In other words, our minds come up with probable explanations for anomalies. And that’s precisely what my comments to students who’ve written U.N. stories look like for the first few pages. Hey, I noticed this odd line. Maybe you meant that instead. I end up embarrassing myself for a few pages with my naïve assumptions and innocent interpretations of odd details, until deep into the story I figure out not the nature of the psychosis necessarily but that there is a game afoot.
Once a reader feels manipulated, it’s hard to recover their trust. It may be best never to test that trust, if you wish to keep it. Caveat: The aims of different genres may differ. Readers of certain genres may be looking to have their expectations tested. Like a certain type of john, they may feel cheated if they’re not toyed with. (What a vulgar analogy!)
Solutions
As it happens, my single favorite book of all time features a narrator who is completely off his rocker. The book is Thomas McGuane’s The Bushwhacked Piano. This year I read this book for the fifth time, and I have yet to feel manipulated by it once in a way that I did not enjoy. Its protagonist is one Nicholas Payne, and its third-person point of view often operates closely through Payne’s deranged psyche. “He thought: Windex, buffalo, Zaragoza.” But in other places, the narrator assumes a comfortable remove and makes the clear-eyed declaration that Payne is non compos mentis. Several times, in fact. For example, there’s a series of scenes in which Payne believes he sees stray dogs entering the house, drinking from the toilet. In the two single lines preceding the first of these passages, in which the dogs are described via the truthful narrative verisimilitude of Payne’s experience — that is, intruding dogs as really there — McGuane includes the unequivocal line: “When Ann [Payne’s girlfriend] had come home from Europe she found Payne crazy.” After the scene: ” ‘It’s all in your head,’ Ann said. Which was exactly right.”

The Use of Style with Nonstandard Psychology
It’s not likely to be sufficiently clear in the above excerpt alone — that is, independent of the rest of the novel — but there is a stylistic departure within this passage that operates close to Payne’s psyche. The features of this departure are:
- It employs many short sentences.
- It’s repetitive (“He was not afraid.” “He was never afraid.” Also: “He kept it clean for them.” “They kept it clean.”)
- It abandons interest in fluidity of prose (unlike the majority of the work) and employs starkly unadorned declaratives, suggesting a kind of blunted psyche and alienation of mind.
- It also doesn’t ignore the physical manifestations of mental illness in the protagonist, which often U.N. narratives [sic] are careful to omit. Chiefly: dozing, repeatedly, due to “unspecific exhaustion”; speculated middle ear trouble; whirling; and disorientation.
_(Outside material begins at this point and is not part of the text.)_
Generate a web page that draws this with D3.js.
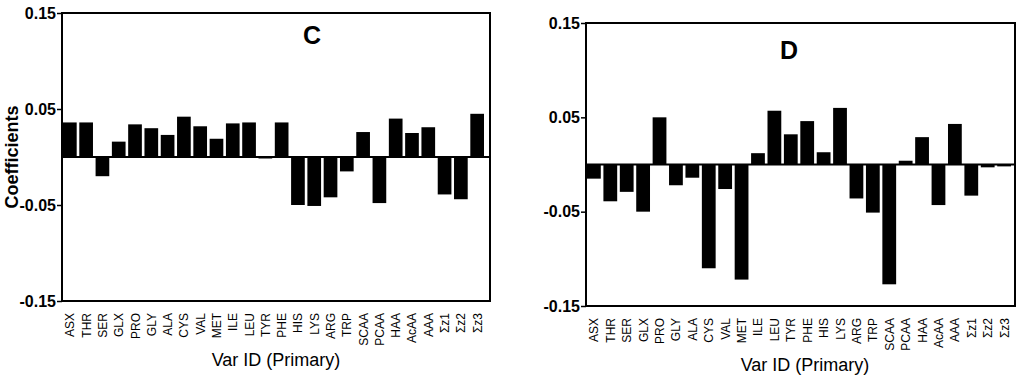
<!DOCTYPE html>
<html>
<head>
<meta charset="utf-8">
<script src="https://cdn.jsdelivr.net/npm/d3@7"></script>
<style>
  body { margin: 0; background: #fff; }
  svg { display: block; font-family: "Liberation Sans", Arial, sans-serif; }
</style>
</head>
<body>
<svg id="chart" width="1024" height="378"></svg>
<script>
// categories shared by both panels
var categories = ["ASX","THR","SER","GLX","PRO","GLY","ALA","CYS","VAL","MET","ILE","LEU","TYR",
                  "PHE","HIS","LYS","ARG","TRP","SCAA","PCAA","HAA","AcAA","AAA","Σz1","Σz2","Σz3"];

// coefficients
var valuesC = [0.036, 0.036, -0.020, 0.016, 0.034, 0.030, 0.023, 0.042, 0.032, 0.019, 0.035, 0.036, -0.001,
               0.036, -0.050, -0.051, -0.042, -0.015, 0.026, -0.048, 0.040, 0.025, 0.031, -0.039, -0.044, 0.045];
var valuesD = [-0.015, -0.039, -0.029, -0.050, 0.050, -0.022, -0.014, -0.110, -0.026, -0.122, 0.012, 0.057, 0.032,
               0.046, 0.013, 0.060, -0.036, -0.051, -0.127, 0.004, 0.029, -0.043, 0.043, -0.033, -0.003, -0.002];

var yTicks = [0.15, 0.05, -0.05, -0.15];
var yDomain = [-0.15, 0.15];

var svg = d3.select('#chart');

drawPanel({left: 62, right: 490, top: 13, bottom: 301, barL: 63, barR: 484,
           letter: 'C', letterX: 312, letterY: 44, yTitle: 'Coefficients', xTitleX: 276}, valuesC);
drawPanel({left: 586, right: 1015, top: 23, bottom: 306, barL: 587, barR: 1011,
           letter: 'D', letterX: 789, letterY: 59, yTitle: null, xTitleX: 805}, valuesD);

function drawPanel(p, values){
  var x = d3.scaleBand()
            .domain(categories)
            .range([p.barL, p.barR])
            .paddingInner(0.16)
            .paddingOuter(0);
  var y = d3.scaleLinear()
            .domain(yDomain)
            .range([p.bottom, p.top]);

  var g = svg.append('g');

  // bars
  g.selectAll('.bar')
    .data(values)
    .enter()
    .append('rect')
      .classed('bar', true)
      .attr('x', (d,i) => x(categories[i]))
      .attr('width', x.bandwidth())
      .attr('y', d => y(Math.max(0, d)))
      .attr('height', d => Math.max(1.5, Math.abs(y(d) - y(0))))
      .attr('fill', '#000');

  // zero line
  g.append('line')
    .attr('x1', p.left).attr('x2', p.right)
    .attr('y1', y(0)).attr('y2', y(0))
    .attr('stroke', '#000').attr('stroke-width', 2);

  // frame
  g.append('rect')
    .attr('x', p.left).attr('y', p.top)
    .attr('width', p.right - p.left).attr('height', p.bottom - p.top)
    .attr('fill', 'none').attr('stroke', '#000').attr('stroke-width', 2);

  // y axis
  var yAxis = d3.axisLeft(y).tickValues(yTicks).tickSize(5).tickPadding(1)
                .tickFormat(d => d3.format('.2f')(d).replace('−', '-'));
  var ya = g.append('g')
            .attr('transform', 'translate(' + p.left + ',0)')
            .call(yAxis);
  ya.select('.domain').remove();
  ya.selectAll('line').attr('stroke', '#000').attr('stroke-width', 1.5);
  ya.selectAll('text')
    .attr('fill', '#000')
    .style('font-size', '16px')
    .style('font-weight', 'bold')
    .style('font-family', '"Liberation Sans", Arial, sans-serif');

  // category labels
  g.selectAll('.cat')
    .data(categories)
    .enter()
    .append('text')
      .classed('cat', true)
      .attr('transform', d => 'translate(' + (x(d) + x.bandwidth()/2 + 4.5) + ',' + (p.bottom + 12) + ') rotate(-90)')
      .attr('text-anchor', 'end')
      .style('font-size', '12px')
      .text(d => d);

  // x title
  g.append('text')
    .attr('x', p.xTitleX).attr('y', p.bottom + 65)
    .attr('text-anchor', 'middle')
    .style('font-size', '18px')
    .text('Var ID (Primary)');

  // panel letter
  g.append('text')
    .attr('x', p.letterX).attr('y', p.letterY)
    .attr('text-anchor', 'middle')
    .style('font-size', '25px').style('font-weight', 'bold')
    .text(p.letter);

  if (p.yTitle) {
    g.append('text')
      .attr('transform', 'translate(18,' + ((p.top + p.bottom)/2) + ') rotate(-90)')
      .attr('text-anchor', 'middle')
      .style('font-size', '18px').style('font-weight', 'bold')
      .text(p.yTitle);
  }
}
</script>
</body>
</html>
So presently, my operating theory on unreliability of perception, and thus reportage, in narrators is that, barring a clear distinction between third-person narrator and protagonist, I think there has to be some representation of the psychic breaks in the prose. The narrative is the equivalent of the protagonist’s psyche. Therefore if the psyche is broken, the narrative, the grammar, the spacing, the punctuation, the line breaks, the alignment, the word order, the word use, the diction — something has to be broken. And even when this is employed, some highly suggestive lines that the disordered subject is unwell are in order. This is presently my best advice on the topic.